Given material>
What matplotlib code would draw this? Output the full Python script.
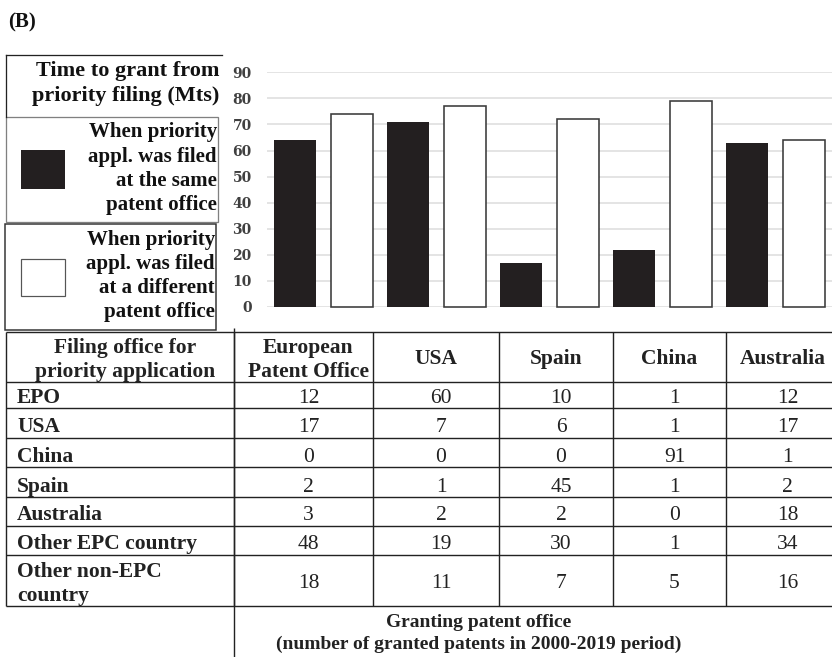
import matplotlib
matplotlib.use("Agg")
import matplotlib.pyplot as plt
from matplotlib.patches import Rectangle

# ---------------- data ----------------
granting_offices = ["European\nPatent Office", "USA", "Spain", "China", "Australia"]
same_office_months = [64, 71, 17, 22, 63]
diff_office_months = [74, 77, 72, 79, 64]
y_ticks = [0, 10, 20, 30, 40, 50, 60, 70, 80, 90]

filing_offices = ["EPO", "USA", "China", "Spain", "Australia",
                  "Other EPC country", "Other non-EPC\ncountry"]
granted_epo = [12, 17, 0, 2, 3, 48, 18]
granted_usa = [60, 7, 0, 1, 2, 19, 11]
granted_spain = [10, 6, 0, 45, 2, 30, 7]
granted_china = [1, 1, 91, 1, 0, 1, 5]
granted_australia = [12, 17, 1, 2, 18, 34, 16]
table_columns = [granted_epo, granted_usa, granted_spain, granted_china, granted_australia]

legend_title = ["Time to grant from", "priority filing (Mts)"]
legend_same = ["When priority", "appl. was filed", "at the same", "patent office"]
legend_diff = ["When priority", "appl. was filed", "at a different", "patent office"]
row_header = ["Filing office for", "priority application"]
footer = ["Granting patent office", "(number of granted patents in 2000-2019 period)"]

# ---------------- style ----------------
W, H = 832, 657
SERIF = ["Liberation Serif", "DejaVu Serif"]
BLACK = "#231f20"
LINE = "#222222"
PX = 0.72  # points per pixel

fig = plt.figure(figsize=(W / 100, H / 100), dpi=100)
fig.patch.set_facecolor("white")

# overlay axes in pixel coordinates (for legend boxes / table layout)
ov = fig.add_axes([0, 0, 1, 1])
ov.set_xlim(0, W)
ov.set_ylim(H, 0)
ov.axis("off")

# ---------------- bar chart ----------------
x0, x1 = 267, 832
y_top, y_bot = 72.3, 307
ax = fig.add_axes([x0 / W, 1 - y_bot / H, (x1 - x0) / W, (y_bot - y_top) / H])
ax.set_xlim(-0.5, len(granting_offices) - 0.5)
ax.set_ylim(0, 90)
xs = list(range(len(granting_offices)))
bw = 0.37
off = 0.252
ax.bar([x - off for x in xs], same_office_months, width=bw, color=BLACK,
       edgecolor=BLACK, linewidth=0, zorder=3, clip_on=False)
ax.bar([x + off for x in xs], diff_office_months, width=bw, color="white",
       edgecolor="#3a3a3a", linewidth=1.6 * PX, zorder=3, clip_on=False)
ax.set_yticks(y_ticks)
ax.set_yticklabels([str(t) for t in y_ticks], fontfamily="DejaVu Serif", fontweight="bold",
                   fontsize=10, color="#404040")
ax.tick_params(axis="y", length=0, pad=11)
ax.set_xticks([])
ax.grid(axis="y", color="#dcdcdc", linewidth=1.5 * PX, zorder=0)
for s in ax.spines.values():
    s.set_visible(False)
ax.set_facecolor("none")

# ---------------- panel label ----------------
ov.text(8, 27, "(B)", fontfamily=SERIF, fontweight="bold", fontsize=15,
        ha="left", va="baseline", color="#111111")

# ---------------- legend boxes ----------------
fs_title = 16
fs_leg = 15
ov.plot([6, 222], [55, 55], color=LINE, lw=1.3 * PX)
ov.plot([6, 6], [55, 117], color=LINE, lw=1.3 * PX)
for txt, yb in zip(legend_title, [76, 101]):
    ov.text(219, yb, txt, fontfamily=SERIF, fontweight="bold", fontsize=fs_title,
            ha="right", va="baseline", color="#111111")

ov.add_patch(Rectangle((6, 117), 212, 105, fill=False, edgecolor="#808080", lw=1.3 * PX))
ov.add_patch(Rectangle((21, 150), 44, 39, facecolor=BLACK, edgecolor=BLACK, lw=0))
for txt, yb in zip(legend_same, [137, 162, 186, 210]):
    ov.text(217, yb, txt, fontfamily=SERIF, fontweight="bold", fontsize=fs_leg,
            ha="right", va="baseline", color="#111111")

ov.add_patch(Rectangle((5, 224), 211, 106, fill=False, edgecolor="#333333", lw=1.5 * PX))
ov.add_patch(Rectangle((21, 259), 44, 37, facecolor="white", edgecolor="#555555", lw=1.2 * PX))
for txt, yb in zip(legend_diff, [245, 269, 293, 317]):
    ov.text(215, yb, txt, fontfamily=SERIF, fontweight="bold", fontsize=fs_leg,
            ha="right", va="baseline", color="#111111")

# ---------------- table ----------------
col_edges = [6, 234, 373, 499, 613, 726, 839]
row_edges = [332, 382, 408, 438, 467, 497, 526, 555, 606]
tlw = 1.4 * PX
for yv in row_edges:
    ov.plot([6, W], [yv, yv], color=LINE, lw=tlw, solid_capstyle="butt")
for xv in col_edges[:-1]:
    ov.plot([xv, xv], [332, 606], color=LINE, lw=tlw, solid_capstyle="butt")
ov.plot([234, 234], [328, H], color=LINE, lw=tlw, solid_capstyle="butt")

fs_tab = 15.5
fs_foot = 14
# header
for txt, yb in zip(row_header, [353, 377]):
    ov.text(125, yb, txt, fontfamily=SERIF, fontweight="bold", fontsize=fs_tab,
            ha="center", va="baseline", color="#222222")
for j, name in enumerate(granting_offices):
    cx = (col_edges[j + 1] + col_edges[j + 2]) / 2
    lines = name.split("\n")
    ybs = [353, 377] if len(lines) == 2 else [364]
    if j == 0:
        cx = 308
    for ln, yb in zip(lines, ybs):
        ov.text(cx, yb, ln, fontfamily=SERIF, fontweight="bold", fontsize=fs_tab,
                ha="center", va="baseline", color="#222222")

row_baselines = [403, 432, 462, 492, 520, 549, 588]
for i, lab in enumerate(filing_offices):
    lines = lab.split("\n")
    if len(lines) == 2:
        for ln, yb in zip(lines, [577, 601]):
            ov.text(17, yb, ln, fontfamily=SERIF, fontweight="bold", fontsize=fs_tab,
                    ha="left", va="baseline", color="#222222")
    else:
        ov.text(17, row_baselines[i], lab, fontfamily=SERIF, fontweight="bold",
                fontsize=fs_tab, ha="left", va="baseline", color="#222222")
    for j, col in enumerate(table_columns):
        cx = (col_edges[j + 1] + col_edges[j + 2]) / 2 + 5
        ov.text(cx, row_baselines[i], str(col[i]), fontfamily=SERIF, fontsize=fs_tab,
                ha="center", va="baseline", color="#222222")

for txt, yb in zip(footer, [627, 649]):
    ov.text(479, yb, txt, fontfamily=SERIF, fontweight="bold", fontsize=fs_foot,
            ha="center", va="baseline", color="#222222")

fig.savefig("out.png", dpi=100, facecolor="white")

Problem statement>
Exclude the images, then output the data above word for word.

Correct output>
What matplotlib code would draw this? Output the full Python script.
import matplotlib
matplotlib.use("Agg")
import matplotlib.pyplot as plt
from matplotlib.patches import Rectangle

# ---------------- data ----------------
granting_offices = ["European\nPatent Office", "USA", "Spain", "China", "Australia"]
same_office_months = [64, 71, 17, 22, 63]
diff_office_months = [74, 77, 72, 79, 64]
y_ticks = [0, 10, 20, 30, 40, 50, 60, 70, 80, 90]

filing_offices = ["EPO", "USA", "China", "Spain", "Australia",
                  "Other EPC country", "Other non-EPC\ncountry"]
granted_epo = [12, 17, 0, 2, 3, 48, 18]
granted_usa = [60, 7, 0, 1, 2, 19, 11]
granted_spain = [10, 6, 0, 45, 2, 30, 7]
granted_china = [1, 1, 91, 1, 0, 1, 5]
granted_australia = [12, 17, 1, 2, 18, 34, 16]
table_columns = [granted_epo, granted_usa, granted_spain, granted_china, granted_australia]

legend_title = ["Time to grant from", "priority filing (Mts)"]
legend_same = ["When priority", "appl. was filed", "at the same", "patent office"]
legend_diff = ["When priority", "appl. was filed", "at a different", "patent office"]
row_header = ["Filing office for", "priority application"]
footer = ["Granting patent office", "(number of granted patents in 2000-2019 period)"]

# ---------------- style ----------------
W, H = 832, 657
SERIF = ["Liberation Serif", "DejaVu Serif"]
BLACK = "#231f20"
LINE = "#222222"
PX = 0.72  # points per pixel

fig = plt.figure(figsize=(W / 100, H / 100), dpi=100)
fig.patch.set_facecolor("white")

# overlay axes in pixel coordinates (for legend boxes / table layout)
ov = fig.add_axes([0, 0, 1, 1])
ov.set_xlim(0, W)
ov.set_ylim(H, 0)
ov.axis("off")

# ---------------- bar chart ----------------
x0, x1 = 267, 832
y_top, y_bot = 72.3, 307
ax = fig.add_axes([x0 / W, 1 - y_bot / H, (x1 - x0) / W, (y_bot - y_top) / H])
ax.set_xlim(-0.5, len(granting_offices) - 0.5)
ax.set_ylim(0, 90)
xs = list(range(len(granting_offices)))
bw = 0.37
off = 0.252
ax.bar([x - off for x in xs], same_office_months, width=bw, color=BLACK,
       edgecolor=BLACK, linewidth=0, zorder=3, clip_on=False)
ax.bar([x + off for x in xs], diff_office_months, width=bw, color="white",
       edgecolor="#3a3a3a", linewidth=1.6 * PX, zorder=3, clip_on=False)
ax.set_yticks(y_ticks)
ax.set_yticklabels([str(t) for t in y_ticks], fontfamily="DejaVu Serif", fontweight="bold",
                   fontsize=10, color="#404040")
ax.tick_params(axis="y", length=0, pad=11)
ax.set_xticks([])
ax.grid(axis="y", color="#dcdcdc", linewidth=1.5 * PX, zorder=0)
for s in ax.spines.values():
    s.set_visible(False)
ax.set_facecolor("none")

# ---------------- panel label ----------------
ov.text(8, 27, "(B)", fontfamily=SERIF, fontweight="bold", fontsize=15,
        ha="left", va="baseline", color="#111111")

# ---------------- legend boxes ----------------
fs_title = 16
fs_leg = 15
ov.plot([6, 222], [55, 55], color=LINE, lw=1.3 * PX)
ov.plot([6, 6], [55, 117], color=LINE, lw=1.3 * PX)
for txt, yb in zip(legend_title, [76, 101]):
    ov.text(219, yb, txt, fontfamily=SERIF, fontweight="bold", fontsize=fs_title,
            ha="right", va="baseline", color="#111111")

ov.add_patch(Rectangle((6, 117), 212, 105, fill=False, edgecolor="#808080", lw=1.3 * PX))
ov.add_patch(Rectangle((21, 150), 44, 39, facecolor=BLACK, edgecolor=BLACK, lw=0))
for txt, yb in zip(legend_same, [137, 162, 186, 210]):
    ov.text(217, yb, txt, fontfamily=SERIF, fontweight="bold", fontsize=fs_leg,
            ha="right", va="baseline", color="#111111")

ov.add_patch(Rectangle((5, 224), 211, 106, fill=False, edgecolor="#333333", lw=1.5 * PX))
ov.add_patch(Rectangle((21, 259), 44, 37, facecolor="white", edgecolor="#555555", lw=1.2 * PX))
for txt, yb in zip(legend_diff, [245, 269, 293, 317]):
    ov.text(215, yb, txt, fontfamily=SERIF, fontweight="bold", fontsize=fs_leg,
            ha="right", va="baseline", color="#111111")

# ---------------- table ----------------
col_edges = [6, 234, 373, 499, 613, 726, 839]
row_edges = [332, 382, 408, 438, 467, 497, 526, 555, 606]
tlw = 1.4 * PX
for yv in row_edges:
    ov.plot([6, W], [yv, yv], color=LINE, lw=tlw, solid_capstyle="butt")
for xv in col_edges[:-1]:
    ov.plot([xv, xv], [332, 606], color=LINE, lw=tlw, solid_capstyle="butt")
ov.plot([234, 234], [328, H], color=LINE, lw=tlw, solid_capstyle="butt")

fs_tab = 15.5
fs_foot = 14
# header
for txt, yb in zip(row_header, [353, 377]):
    ov.text(125, yb, txt, fontfamily=SERIF, fontweight="bold", fontsize=fs_tab,
            ha="center", va="baseline", color="#222222")
for j, name in enumerate(granting_offices):
    cx = (col_edges[j + 1] + col_edges[j + 2]) / 2
    lines = name.split("\n")
    ybs = [353, 377] if len(lines) == 2 else [364]
    if j == 0:
        cx = 308
    for ln, yb in zip(lines, ybs):
        ov.text(cx, yb, ln, fontfamily=SERIF, fontweight="bold", fontsize=fs_tab,
                ha="center", va="baseline", color="#222222")

row_baselines = [403, 432, 462, 492, 520, 549, 588]
for i, lab in enumerate(filing_offices):
    lines = lab.split("\n")
    if len(lines) == 2:
        for ln, yb in zip(lines, [577, 601]):
            ov.text(17, yb, ln, fontfamily=SERIF, fontweight="bold", fontsize=fs_tab,
                    ha="left", va="baseline", color="#222222")
    else:
        ov.text(17, row_baselines[i], lab, fontfamily=SERIF, fontweight="bold",
                fontsize=fs_tab, ha="left", va="baseline", color="#222222")
    for j, col in enumerate(table_columns):
        cx = (col_edges[j + 1] + col_edges[j + 2]) / 2 + 5
        ov.text(cx, row_baselines[i], str(col[i]), fontfamily=SERIF, fontsize=fs_tab,
                ha="center", va="baseline", color="#222222")

for txt, yb in zip(footer, [627, 649]):
    ov.text(479, yb, txt, fontfamily=SERIF, fontweight="bold", fontsize=fs_foot,
            ha="center", va="baseline", color="#222222")

fig.savefig("out.png", dpi=100, facecolor="white")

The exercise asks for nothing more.